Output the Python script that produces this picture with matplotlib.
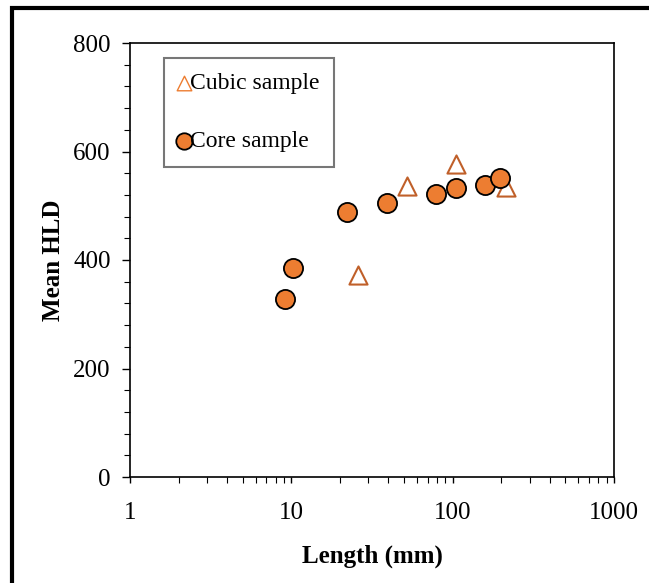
import matplotlib
matplotlib.use("Agg")
import matplotlib.pyplot as plt
from matplotlib.patches import Rectangle
from matplotlib.ticker import FixedLocator, LogLocator, NullFormatter, MultipleLocator

plt.rcParams['font.family'] = ['Liberation Serif', 'DejaVu Serif']

cubic_length = [25.9, 52, 105, 214]
cubic_hld = [372, 536, 577, 535]
core_length = [9.1, 10.2, 22.1, 39.2, 79, 105, 159, 197]
core_hld = [328, 385, 488, 505, 522, 533, 538, 551]

x_ticks = [1, 10, 100, 1000]
x_labels = ['1', '10', '100', '1000']
y_ticks = [0, 200, 400, 600, 800]

fig = plt.figure(figsize=(6.49, 5.83), dpi=100)
ax = fig.add_axes([130/649, 1-477/583, 484/649, 434/583])

orange = '#ED7D31'
ax.scatter(cubic_length, cubic_hld, marker='^', s=170, facecolor='white',
           edgecolor='#C0602A', linewidth=1.5, zorder=3, label='Cubic sample')
ax.scatter(core_length, core_hld, marker='o', s=190, facecolor=orange,
           edgecolor='black', linewidth=1.3, zorder=4, label='Core sample')

ax.set_xscale('log')
ax.set_xlim(1, 1000)
ax.set_ylim(0, 800)
ax.xaxis.set_major_locator(FixedLocator(x_ticks))
ax.set_xticklabels(x_labels)
ax.xaxis.set_minor_locator(LogLocator(base=10, subs=range(2, 10)))
ax.xaxis.set_minor_formatter(NullFormatter())
ax.set_yticks(y_ticks)
ax.yaxis.set_minor_locator(MultipleLocator(40))

ax.tick_params(which='major', direction='out', length=6, width=1, labelsize=18, pad=8)
ax.tick_params(which='minor', direction='out', length=4, width=0.8)
ax.tick_params(axis='x', which='major', length=4, pad=14)
ax.tick_params(axis='x', which='minor', length=4)
for sp in ax.spines.values():
    sp.set_linewidth(1.2)

ax.set_xlabel('Length (mm)', fontsize=18, fontweight='bold', labelpad=15)
ax.set_ylabel('Mean HLD', fontsize=18, fontweight='bold', labelpad=6)

leg = ax.legend(loc='upper left', bbox_to_anchor=(0.070, 0.966), fontsize=17,
                frameon=True, fancybox=False, handletextpad=0.0, handlelength=0.5,
                labelspacing=1.55, borderpad=0.62, borderaxespad=0)
leg.get_frame().set_edgecolor('#555555')
leg.get_frame().set_linewidth(1.5)
handles = leg.legend_handles
handles[0].set_sizes([110])
handles[0].set_edgecolor(orange)
handles[0].set_linewidth(1.0)
handles[1].set_sizes([140])

fig.patches.append(Rectangle((12/649, -0.2), 1.2, 1.2 - 8/583, transform=fig.transFigure,
                             fill=False, edgecolor='black', linewidth=3, figure=fig))

fig.savefig('out.png', dpi=100)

——————————

#### Exercise:
With the pictures left out, restate word for word every line of the data above, from the first down to the line that contains "edgecolor='black', linewidth=1.3, zorder=4, label='Core".

#### Problem solution:
Output the Python script that produces this picture with matplotlib.
import matplotlib
matplotlib.use("Agg")
import matplotlib.pyplot as plt
from matplotlib.patches import Rectangle
from matplotlib.ticker import FixedLocator, LogLocator, NullFormatter, MultipleLocator

plt.rcParams['font.family'] = ['Liberation Serif', 'DejaVu Serif']

cubic_length = [25.9, 52, 105, 214]
cubic_hld = [372, 536, 577, 535]
core_length = [9.1, 10.2, 22.1, 39.2, 79, 105, 159, 197]
core_hld = [328, 385, 488, 505, 522, 533, 538, 551]

x_ticks = [1, 10, 100, 1000]
x_labels = ['1', '10', '100', '1000']
y_ticks = [0, 200, 400, 600, 800]

fig = plt.figure(figsize=(6.49, 5.83), dpi=100)
ax = fig.add_axes([130/649, 1-477/583, 484/649, 434/583])

orange = '#ED7D31'
ax.scatter(cubic_length, cubic_hld, marker='^', s=170, facecolor='white',
           edgecolor='#C0602A', linewidth=1.5, zorder=3, label='Cubic sample')
ax.scatter(core_length, core_hld, marker='o', s=190, facecolor=orange,
           edgecolor='black', linewidth=1.3, zorder=4, label='Core sample')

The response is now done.